Was ich jedoch für wichtig halte, ist das Gefühl einer Einzigartigkeit, einer Einmaligkeit, die es wert ist, Opfer zu bringen. Warum werden wir sonst nicht aus Bequemlichkeit Deutsche, aus einer Laune heraus Russen oder aus Protest Juden? Das erwähnte „Polensein“ ist bestimmt eine Art Überheblichkeitsgefühl, glauben Sie nicht? Ja, ein Überheblichkeitsgefühl. Ein ungerechtfertigtes natürlich, aber trotzdem.

Fürchten Sie, dass Deutschland ein gefährlicher Staat werden könnte?

Ja, und das ist gut so. Das Existenzbewusstsein meines Landes nimmt nämlich zu, wenn es sich bedroht fühlt. Ohne Gefahr und ohne Sorgen ist Polen weniger lebendig und macht sich weniger bemerkbar. Steht dagegen ein Nationalismus vor der Tür, geht es dem Land sofort besser, es erholt sich und gewinnt neue Kraft. Lang lebe also der deutsche Nationalismus. Das heißt aber keinesfalls, dass wir nicht wachsam bleiben müssen.

Andrzej Stasiuk

Der Erzähler Osteuropas

Andrzej Stasiuk zählt zu den im Ausland bekanntesten und beliebtesten polnischen Schriftstellern unserer Zeit. Er ist auch Dichter, Essayschreiber, Literaturkritiker und war in der polnischen pazifistischen Oppositionsbewegung aktiv (als Deserteur war er eineinhalb Jahre inhaftiert). Darüber hinaus reist er viel. Stasiuk wurde 1960 in Warschau geboren und lebt seit vielen Jahren in den Bergen im südlichen Polen, wo er Schafe und Lamas züchtet. Zu seinen bekanntesten Werken zählen Mury Hebronu (deutsch: Die Mauern von Hebron.
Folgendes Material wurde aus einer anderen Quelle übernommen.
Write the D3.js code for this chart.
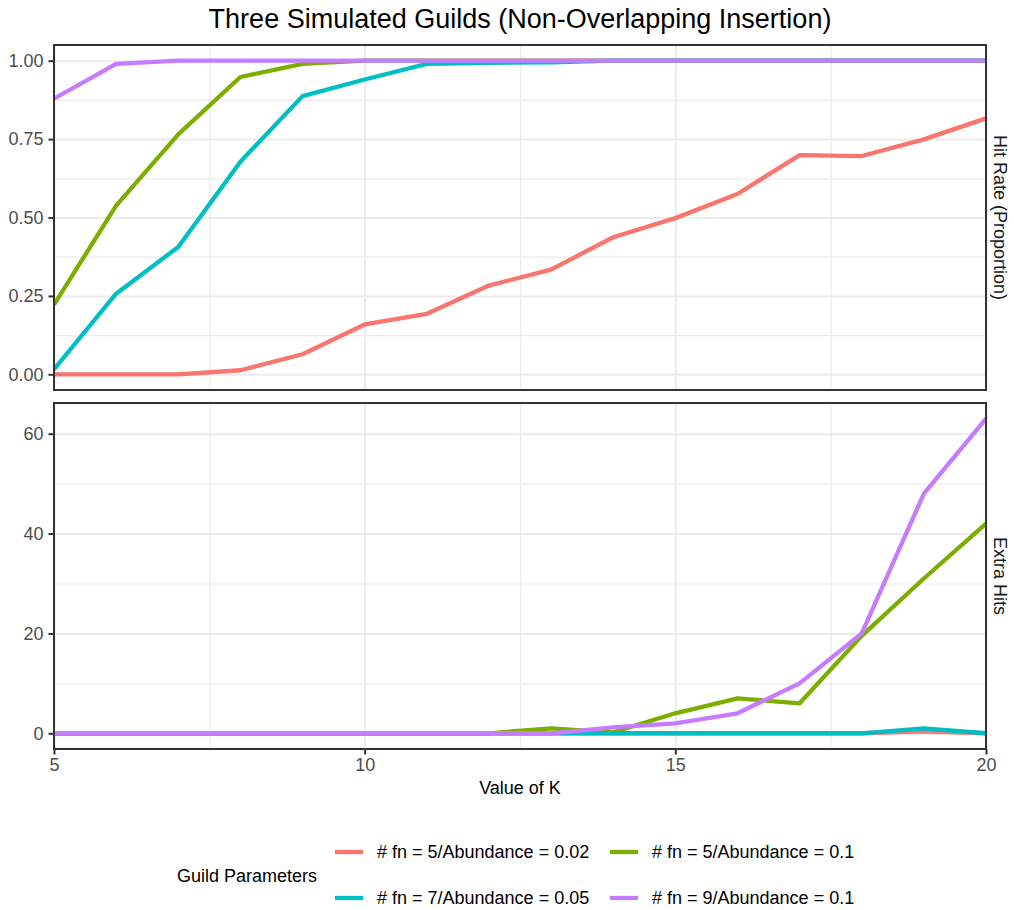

Suhrkamp, Frankfurt am Main 2003), Biały Kruk (deutsch: Der weiße Rabe. Roman. Rowohlt, Berlin 1998), Opowieści galicyjskich (deutsch: Galizische Geschichten. Suhrkamp, Frankfurt am Main 2002), Jadąc do Babadag (deutsch: Unterwegs nach Babadag. Suhrkamp, Frankfurt am Main 2005), Fado (deutsch: Fado. Reiseskizzen. Suhrkamp, Frankfurt am Main 2008) und Dojczland (deutsch: Dojczland. Suhrkamp, Frankfurt am Main 2008).